# DATA SHOWN
------------------------
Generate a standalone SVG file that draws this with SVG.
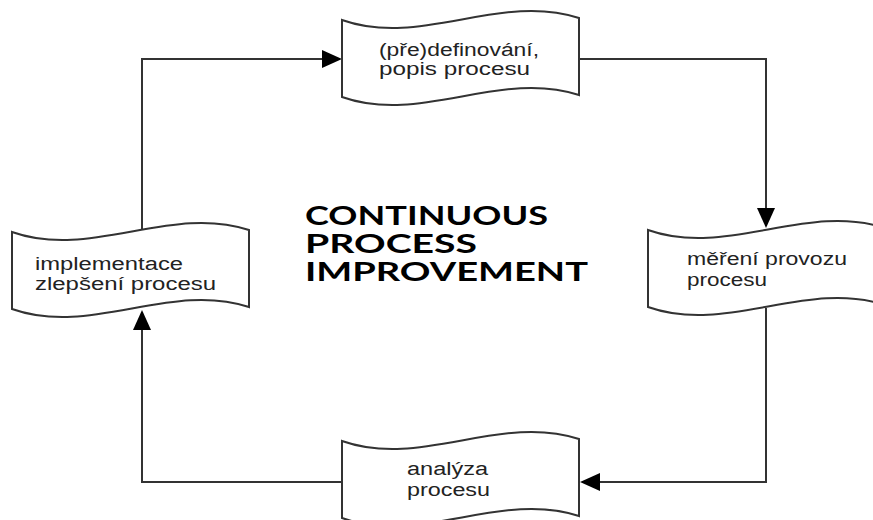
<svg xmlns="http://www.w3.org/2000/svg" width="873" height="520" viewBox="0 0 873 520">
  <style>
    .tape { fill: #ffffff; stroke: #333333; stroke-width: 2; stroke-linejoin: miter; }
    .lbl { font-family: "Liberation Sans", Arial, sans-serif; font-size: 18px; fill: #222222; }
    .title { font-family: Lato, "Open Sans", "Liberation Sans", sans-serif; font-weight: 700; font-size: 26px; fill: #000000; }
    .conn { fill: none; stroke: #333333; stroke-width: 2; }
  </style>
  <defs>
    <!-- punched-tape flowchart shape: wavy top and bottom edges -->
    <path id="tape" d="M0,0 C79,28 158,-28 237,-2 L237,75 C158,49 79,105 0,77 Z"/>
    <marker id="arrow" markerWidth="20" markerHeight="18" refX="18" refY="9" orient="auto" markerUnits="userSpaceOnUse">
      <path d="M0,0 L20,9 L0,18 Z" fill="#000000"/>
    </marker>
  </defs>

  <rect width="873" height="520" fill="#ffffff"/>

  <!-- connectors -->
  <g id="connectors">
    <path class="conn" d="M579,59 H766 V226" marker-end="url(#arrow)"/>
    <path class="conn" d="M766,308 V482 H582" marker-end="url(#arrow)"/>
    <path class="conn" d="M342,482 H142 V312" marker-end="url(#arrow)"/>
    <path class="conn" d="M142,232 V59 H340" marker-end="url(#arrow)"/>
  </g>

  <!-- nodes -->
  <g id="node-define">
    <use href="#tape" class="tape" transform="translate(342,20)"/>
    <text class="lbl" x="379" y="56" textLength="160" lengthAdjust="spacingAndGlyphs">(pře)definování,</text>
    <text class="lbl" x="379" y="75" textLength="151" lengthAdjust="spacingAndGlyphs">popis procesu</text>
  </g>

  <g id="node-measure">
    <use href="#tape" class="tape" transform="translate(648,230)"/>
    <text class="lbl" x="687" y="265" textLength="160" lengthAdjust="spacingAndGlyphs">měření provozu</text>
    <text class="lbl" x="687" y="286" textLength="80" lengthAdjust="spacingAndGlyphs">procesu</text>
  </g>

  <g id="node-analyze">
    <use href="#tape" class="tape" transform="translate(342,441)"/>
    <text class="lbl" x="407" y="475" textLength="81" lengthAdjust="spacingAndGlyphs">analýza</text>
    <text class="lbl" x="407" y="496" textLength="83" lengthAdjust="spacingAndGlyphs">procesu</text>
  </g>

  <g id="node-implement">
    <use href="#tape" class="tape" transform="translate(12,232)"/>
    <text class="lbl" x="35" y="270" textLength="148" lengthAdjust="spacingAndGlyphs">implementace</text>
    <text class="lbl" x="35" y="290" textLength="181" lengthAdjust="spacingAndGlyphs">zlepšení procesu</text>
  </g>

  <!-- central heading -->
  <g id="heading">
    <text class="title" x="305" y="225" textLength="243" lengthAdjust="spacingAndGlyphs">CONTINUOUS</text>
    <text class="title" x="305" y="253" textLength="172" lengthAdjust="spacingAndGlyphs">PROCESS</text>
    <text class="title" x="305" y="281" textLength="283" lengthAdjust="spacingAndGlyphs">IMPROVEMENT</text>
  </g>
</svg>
------------------------
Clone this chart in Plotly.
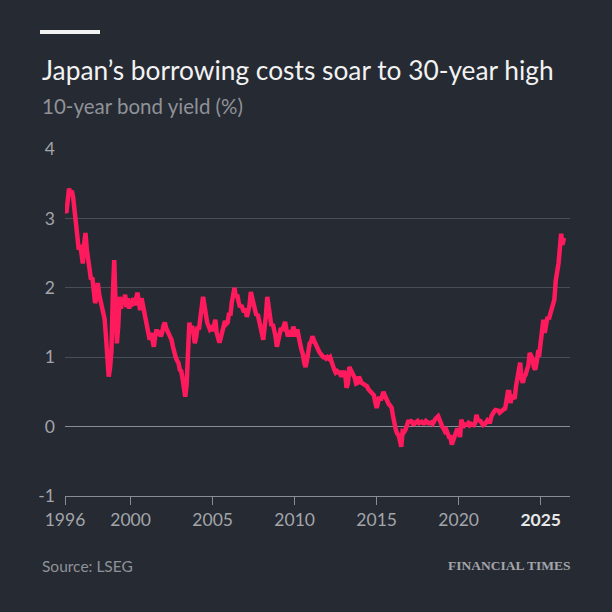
------------------------
# REQUIRED TASK
Pick out the lines that contain "this" and copy them.

# COMPLETE OUTPUT
Generate a standalone SVG file that draws this with SVG.
Clone this chart in Plotly.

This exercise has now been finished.